Some records:
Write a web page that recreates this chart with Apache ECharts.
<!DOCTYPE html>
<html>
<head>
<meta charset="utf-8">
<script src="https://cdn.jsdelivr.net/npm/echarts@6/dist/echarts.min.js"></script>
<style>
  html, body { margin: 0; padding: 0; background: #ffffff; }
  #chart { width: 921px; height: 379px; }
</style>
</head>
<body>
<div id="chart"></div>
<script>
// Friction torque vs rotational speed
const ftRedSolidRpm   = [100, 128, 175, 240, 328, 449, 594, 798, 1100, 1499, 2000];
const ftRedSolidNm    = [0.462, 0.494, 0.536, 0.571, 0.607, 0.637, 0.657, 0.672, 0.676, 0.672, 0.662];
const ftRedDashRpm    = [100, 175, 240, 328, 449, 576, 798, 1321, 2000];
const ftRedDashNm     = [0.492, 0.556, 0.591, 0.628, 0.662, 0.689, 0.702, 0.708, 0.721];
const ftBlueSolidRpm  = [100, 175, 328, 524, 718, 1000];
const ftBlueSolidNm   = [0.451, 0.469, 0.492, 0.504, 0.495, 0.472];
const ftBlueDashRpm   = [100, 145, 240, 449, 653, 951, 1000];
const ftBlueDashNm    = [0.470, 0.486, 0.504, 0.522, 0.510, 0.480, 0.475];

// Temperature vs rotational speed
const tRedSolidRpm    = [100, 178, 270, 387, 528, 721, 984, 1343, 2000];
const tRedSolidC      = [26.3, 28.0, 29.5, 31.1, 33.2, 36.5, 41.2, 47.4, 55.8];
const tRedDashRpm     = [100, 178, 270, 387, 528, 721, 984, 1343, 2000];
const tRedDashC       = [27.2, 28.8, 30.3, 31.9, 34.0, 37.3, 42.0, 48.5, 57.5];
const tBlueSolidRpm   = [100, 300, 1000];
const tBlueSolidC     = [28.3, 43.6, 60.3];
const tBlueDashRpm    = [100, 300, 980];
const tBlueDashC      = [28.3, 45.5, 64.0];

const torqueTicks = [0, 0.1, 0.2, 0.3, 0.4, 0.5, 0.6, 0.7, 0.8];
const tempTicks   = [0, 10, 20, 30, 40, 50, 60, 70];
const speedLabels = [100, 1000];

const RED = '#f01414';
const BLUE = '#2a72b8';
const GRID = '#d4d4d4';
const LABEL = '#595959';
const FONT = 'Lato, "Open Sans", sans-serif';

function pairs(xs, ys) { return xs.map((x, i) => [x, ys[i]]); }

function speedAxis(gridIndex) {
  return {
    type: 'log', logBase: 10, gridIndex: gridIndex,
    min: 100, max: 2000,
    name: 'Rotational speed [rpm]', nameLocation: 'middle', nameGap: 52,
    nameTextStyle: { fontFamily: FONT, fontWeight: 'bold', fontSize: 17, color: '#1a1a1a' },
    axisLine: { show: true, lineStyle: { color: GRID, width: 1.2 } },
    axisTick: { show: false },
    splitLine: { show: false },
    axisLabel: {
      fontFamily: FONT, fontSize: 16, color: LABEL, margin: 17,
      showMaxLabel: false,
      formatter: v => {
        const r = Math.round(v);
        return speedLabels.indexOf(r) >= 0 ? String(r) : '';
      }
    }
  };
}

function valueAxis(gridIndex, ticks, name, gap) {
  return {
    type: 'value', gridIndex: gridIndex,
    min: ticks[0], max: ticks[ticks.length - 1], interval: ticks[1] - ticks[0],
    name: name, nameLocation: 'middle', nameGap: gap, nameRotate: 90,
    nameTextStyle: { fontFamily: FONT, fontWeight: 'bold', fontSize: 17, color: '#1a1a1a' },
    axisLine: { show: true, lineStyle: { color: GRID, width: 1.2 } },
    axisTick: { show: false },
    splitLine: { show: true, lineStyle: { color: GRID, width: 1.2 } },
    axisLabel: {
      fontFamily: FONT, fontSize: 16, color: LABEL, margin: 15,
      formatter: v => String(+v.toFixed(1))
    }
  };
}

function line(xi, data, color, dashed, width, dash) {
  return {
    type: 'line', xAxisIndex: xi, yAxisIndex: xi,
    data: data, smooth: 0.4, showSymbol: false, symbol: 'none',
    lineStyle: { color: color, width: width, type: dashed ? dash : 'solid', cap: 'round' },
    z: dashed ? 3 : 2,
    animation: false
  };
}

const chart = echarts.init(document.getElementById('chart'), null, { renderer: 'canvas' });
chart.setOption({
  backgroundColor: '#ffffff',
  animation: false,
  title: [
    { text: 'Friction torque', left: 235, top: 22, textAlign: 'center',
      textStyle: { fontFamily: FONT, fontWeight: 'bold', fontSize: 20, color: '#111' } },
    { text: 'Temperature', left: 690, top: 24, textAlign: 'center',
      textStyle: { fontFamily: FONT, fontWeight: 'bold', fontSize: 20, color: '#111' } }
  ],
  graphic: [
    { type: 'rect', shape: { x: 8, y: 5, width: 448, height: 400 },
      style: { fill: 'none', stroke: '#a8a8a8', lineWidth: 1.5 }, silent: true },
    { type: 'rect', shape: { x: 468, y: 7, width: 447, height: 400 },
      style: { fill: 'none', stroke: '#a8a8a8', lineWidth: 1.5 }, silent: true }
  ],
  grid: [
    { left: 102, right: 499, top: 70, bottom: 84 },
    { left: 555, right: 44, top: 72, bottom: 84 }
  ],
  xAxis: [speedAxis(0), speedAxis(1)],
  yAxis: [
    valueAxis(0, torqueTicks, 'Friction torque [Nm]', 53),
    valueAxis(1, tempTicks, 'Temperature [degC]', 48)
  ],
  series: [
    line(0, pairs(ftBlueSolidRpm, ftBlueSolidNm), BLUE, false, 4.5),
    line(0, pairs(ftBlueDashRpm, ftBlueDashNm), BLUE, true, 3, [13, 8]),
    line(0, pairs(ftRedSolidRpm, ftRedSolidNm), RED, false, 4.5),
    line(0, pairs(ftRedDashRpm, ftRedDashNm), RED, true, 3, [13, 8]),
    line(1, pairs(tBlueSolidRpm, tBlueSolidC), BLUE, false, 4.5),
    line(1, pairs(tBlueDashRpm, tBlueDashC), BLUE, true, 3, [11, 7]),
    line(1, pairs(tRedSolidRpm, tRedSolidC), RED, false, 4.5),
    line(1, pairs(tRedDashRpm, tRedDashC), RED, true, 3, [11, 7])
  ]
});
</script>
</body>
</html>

==

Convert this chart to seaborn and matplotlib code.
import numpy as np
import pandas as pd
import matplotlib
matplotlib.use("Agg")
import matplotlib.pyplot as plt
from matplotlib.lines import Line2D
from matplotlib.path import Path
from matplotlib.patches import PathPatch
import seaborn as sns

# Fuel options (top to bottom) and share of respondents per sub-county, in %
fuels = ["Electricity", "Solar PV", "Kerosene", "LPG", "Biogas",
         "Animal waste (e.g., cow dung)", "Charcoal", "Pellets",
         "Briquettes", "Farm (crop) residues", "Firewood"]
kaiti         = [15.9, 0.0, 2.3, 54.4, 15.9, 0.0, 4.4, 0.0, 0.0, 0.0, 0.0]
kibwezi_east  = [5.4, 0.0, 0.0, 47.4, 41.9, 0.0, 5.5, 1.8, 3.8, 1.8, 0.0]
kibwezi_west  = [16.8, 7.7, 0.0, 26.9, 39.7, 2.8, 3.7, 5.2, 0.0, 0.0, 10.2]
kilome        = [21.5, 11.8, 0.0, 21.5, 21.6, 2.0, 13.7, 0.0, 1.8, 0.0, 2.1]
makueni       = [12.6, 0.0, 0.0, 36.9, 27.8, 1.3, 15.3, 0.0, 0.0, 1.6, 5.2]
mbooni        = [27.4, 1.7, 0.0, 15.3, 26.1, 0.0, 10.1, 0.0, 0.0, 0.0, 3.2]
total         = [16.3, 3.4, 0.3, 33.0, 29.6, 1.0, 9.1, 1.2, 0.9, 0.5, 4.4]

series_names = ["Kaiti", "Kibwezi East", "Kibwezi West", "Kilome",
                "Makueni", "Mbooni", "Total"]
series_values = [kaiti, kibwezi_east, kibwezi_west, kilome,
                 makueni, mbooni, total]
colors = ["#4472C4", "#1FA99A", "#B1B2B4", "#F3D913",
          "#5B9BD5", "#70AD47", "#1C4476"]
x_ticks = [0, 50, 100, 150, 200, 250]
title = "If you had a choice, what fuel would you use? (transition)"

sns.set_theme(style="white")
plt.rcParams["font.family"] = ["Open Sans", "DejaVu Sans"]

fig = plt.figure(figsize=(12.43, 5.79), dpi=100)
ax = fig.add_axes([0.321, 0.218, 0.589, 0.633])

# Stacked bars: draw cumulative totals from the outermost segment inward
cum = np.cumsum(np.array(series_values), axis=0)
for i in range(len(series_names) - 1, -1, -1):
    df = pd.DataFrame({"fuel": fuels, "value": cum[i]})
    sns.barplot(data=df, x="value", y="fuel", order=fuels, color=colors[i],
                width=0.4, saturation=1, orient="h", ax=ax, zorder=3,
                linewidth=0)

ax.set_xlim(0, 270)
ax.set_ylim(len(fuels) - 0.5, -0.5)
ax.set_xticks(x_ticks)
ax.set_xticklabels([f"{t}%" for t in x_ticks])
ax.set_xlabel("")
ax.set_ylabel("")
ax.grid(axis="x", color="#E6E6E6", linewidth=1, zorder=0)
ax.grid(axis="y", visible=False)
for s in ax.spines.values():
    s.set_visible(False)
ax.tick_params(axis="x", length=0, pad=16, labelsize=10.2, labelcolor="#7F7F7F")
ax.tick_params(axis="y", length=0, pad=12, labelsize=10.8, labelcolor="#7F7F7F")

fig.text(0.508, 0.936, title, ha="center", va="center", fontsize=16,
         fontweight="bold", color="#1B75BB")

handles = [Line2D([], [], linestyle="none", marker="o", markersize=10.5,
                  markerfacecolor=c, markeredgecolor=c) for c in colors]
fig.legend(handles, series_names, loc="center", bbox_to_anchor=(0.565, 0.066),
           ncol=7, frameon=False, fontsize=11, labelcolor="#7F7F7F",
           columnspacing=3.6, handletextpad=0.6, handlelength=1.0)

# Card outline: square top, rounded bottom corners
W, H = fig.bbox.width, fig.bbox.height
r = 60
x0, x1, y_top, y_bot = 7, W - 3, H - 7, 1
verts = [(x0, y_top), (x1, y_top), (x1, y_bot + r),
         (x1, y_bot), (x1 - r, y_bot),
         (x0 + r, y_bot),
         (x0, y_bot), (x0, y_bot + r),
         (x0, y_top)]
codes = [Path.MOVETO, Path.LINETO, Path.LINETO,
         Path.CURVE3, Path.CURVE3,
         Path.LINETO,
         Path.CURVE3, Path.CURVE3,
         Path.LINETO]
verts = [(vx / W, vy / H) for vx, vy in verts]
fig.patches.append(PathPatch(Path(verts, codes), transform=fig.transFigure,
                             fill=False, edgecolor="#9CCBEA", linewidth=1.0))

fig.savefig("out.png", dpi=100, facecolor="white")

--

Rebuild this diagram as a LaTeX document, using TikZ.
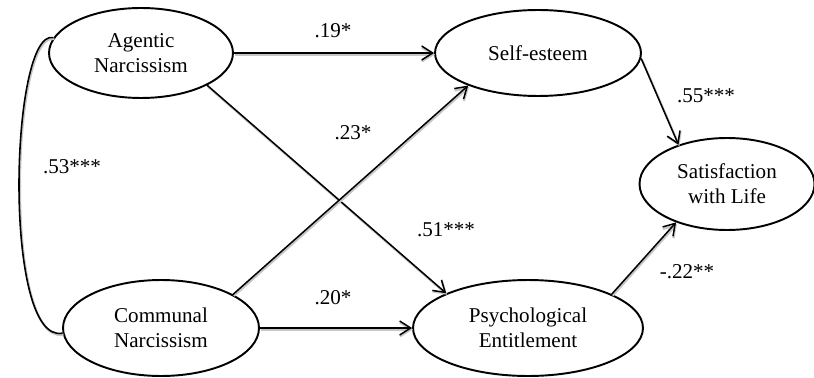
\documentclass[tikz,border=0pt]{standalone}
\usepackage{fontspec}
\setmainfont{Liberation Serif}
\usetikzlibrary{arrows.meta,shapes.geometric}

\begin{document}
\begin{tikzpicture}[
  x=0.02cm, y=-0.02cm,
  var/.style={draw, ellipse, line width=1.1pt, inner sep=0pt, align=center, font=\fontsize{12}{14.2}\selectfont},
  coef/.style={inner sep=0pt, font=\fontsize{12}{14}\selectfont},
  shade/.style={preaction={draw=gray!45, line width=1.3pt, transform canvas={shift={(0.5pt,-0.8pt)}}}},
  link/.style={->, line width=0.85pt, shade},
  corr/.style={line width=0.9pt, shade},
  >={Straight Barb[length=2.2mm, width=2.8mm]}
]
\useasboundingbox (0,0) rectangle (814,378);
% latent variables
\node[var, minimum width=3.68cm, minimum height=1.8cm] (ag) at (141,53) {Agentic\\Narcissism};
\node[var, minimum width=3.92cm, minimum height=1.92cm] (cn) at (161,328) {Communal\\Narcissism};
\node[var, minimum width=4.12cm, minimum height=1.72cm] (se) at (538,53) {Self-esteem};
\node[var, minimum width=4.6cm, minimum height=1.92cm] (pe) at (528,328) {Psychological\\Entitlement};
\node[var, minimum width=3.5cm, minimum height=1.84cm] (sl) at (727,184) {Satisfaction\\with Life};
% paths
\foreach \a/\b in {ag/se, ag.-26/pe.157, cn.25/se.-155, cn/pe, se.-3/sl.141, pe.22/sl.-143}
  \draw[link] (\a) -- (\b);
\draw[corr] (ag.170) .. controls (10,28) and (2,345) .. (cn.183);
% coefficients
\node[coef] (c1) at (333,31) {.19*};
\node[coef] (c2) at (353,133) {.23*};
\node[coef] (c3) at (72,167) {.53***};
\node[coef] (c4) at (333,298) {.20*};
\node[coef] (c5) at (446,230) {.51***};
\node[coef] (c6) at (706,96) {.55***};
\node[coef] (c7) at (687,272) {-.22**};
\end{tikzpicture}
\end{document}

■ **Task brief**
Copy out exactly the lines from the one containing "Convert this chart" to the one containing "import seaborn as sns", both ends inclusive.

■ **Finished task**
Convert this chart to seaborn and matplotlib code.
import numpy as np
import pandas as pd
import matplotlib
matplotlib.use("Agg")
import matplotlib.pyplot as plt
from matplotlib.lines import Line2D
from matplotlib.path import Path
from matplotlib.patches import PathPatch
import seaborn as sns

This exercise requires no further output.